Green Space Compactness and Configuration to Reduce Carbon Emissions from Energy Use in Buildings

Abstract

Building sector consists of a major part of global energy consumption and carbon emission. Reducing energy consumption in buildings can make a substantial contribution towards the strategic goal of carbon neutrality. Building energy consumption carbon emission (BECCE) is highly correlated with microclimate. Green space has long been recognized as the natural way to improve the microclimate and reduce BECCE. However, the effective distance and optimized configuration of green space for the reduction in BECCE are hardly known.

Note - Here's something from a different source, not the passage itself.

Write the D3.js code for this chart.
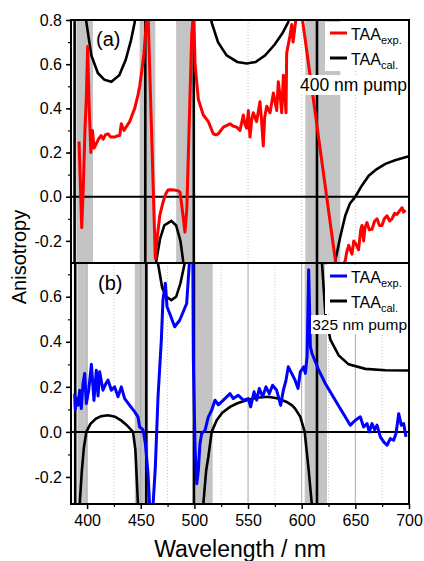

To this purpose, we developed a green space compactness (GSC) index as an indicator of microclimate around the People’s Bank, located in 59 cities across China, and used statistical, deep learning, and spatial analysis methods to obtain the most effective distance with respect to the effect of GSC on BECCE. We used hot and cold spot spatial analysis methods to detect the spatial heterogeneity of BECCE and analyzed the corresponding GCS to discover the optimal way for BECCE reduction. The results clearly showed that BECCE was highly correlated with the GSC, and the influence of GSC on BECCE was the highest at the distance of 250 m from the building. The hot and cold spots analysis suggested that BECCE has a significant spatial heterogeneity, which was much higher in the north part of China. Improving the configuration of green space for certain cities could lead to considerable emission reductions. If the BEECE is reduced from 4675 tons to 486 tons, the GSC needs to be increased from 0.39 to 0.56. The study suggests that 250 m is the most effective distance to reduce BECCE, and optimal green space configuration can provide a feasible way to mitigate carbon emissions and valuable information for the development of low-carbon cities.